- Genre: Telenovela
- Created by: Leonardo Bechini; Óscar Tabernise;
- Based on: Amar después de amar by Erika Halvorsen and Gonzalo Demaría
- Written by: Leonardo Bechini; Óscar Tabernise; María Elena López;
- Story by: Erika Halvorsen; Gonzalo Demaría;
- Directed by: Eric Morales; Juan Pablo Blanco;
- Creative director: Jimena Galeoti
- Starring: Silvia Navarro; Gabriel Soto; Adriana Louvier; Carlos Ferro;
- Theme music composer: Pablo Alborán
- Opening theme: "Saturno" by Pablo Alborán
- Composer: Jordi Bachbush
- Country of origin: Mexico
- Original language: Spanish
- No. of seasons: 1
- No. of episodes: 102

Production
- Executive producer: Giselle González
- Producer: Julieta de la O
- Cinematography: Armando Zafra; Luis Arturo Rodríguez; Luis García; Alfredo Kassem;
- Editors: Julio Abreu; Juan José Segundo;
- Camera setup: Multi-camera
- Production company: Televisa

Original release
- Network: Las Estrellas
- Release: 18 September 2017 – 11 February 2018

Related
- Amar Depois de Amar (2019); El nudo (2019);

= Caer en tentación =

Mexican telenovela

Caer en tentación (English: Fall Into Temptation) is a Mexican telenovela produced by Giselle González for Televisa. It is a remake of the 2017 Argentine telenovela Amar después de amar, created by Erika Halvorsen and Gonzalo Demaría. The series stars Silvia Navarro, Gabriel Soto, Adriana Louvier, and Carlos Ferro. It aired on Las Estrellas from 18 September 2017 to 11 February 2018. In the United States, it aired on Univision from 16 October 2017 to 2 March 2018.

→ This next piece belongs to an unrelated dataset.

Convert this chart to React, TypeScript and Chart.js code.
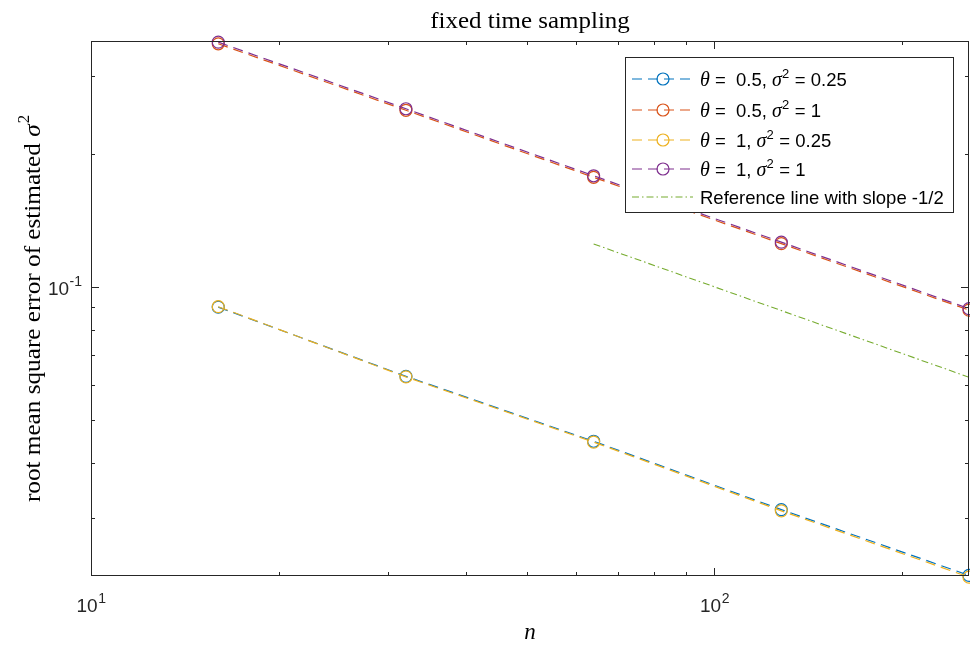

Caer en tentación won ten awards out of 18 nominations at the Premios TVyNovelas 2018, including the Best Telenovela of the Year, Best Cast, Best Original Story or Adaptation, Best Direction, and Best Co-lead Actor for Carlos Ferro. The theme song "Saturno" performed by Pablo Alborán also won the award for Best Musical Theme.

==Plot==
Caer en tentación is a thrilling story of two families marked by a tragedy that discovers the infidelity between two married couples. The story is told in two different timelines: the past (pasado) and the present (época actual).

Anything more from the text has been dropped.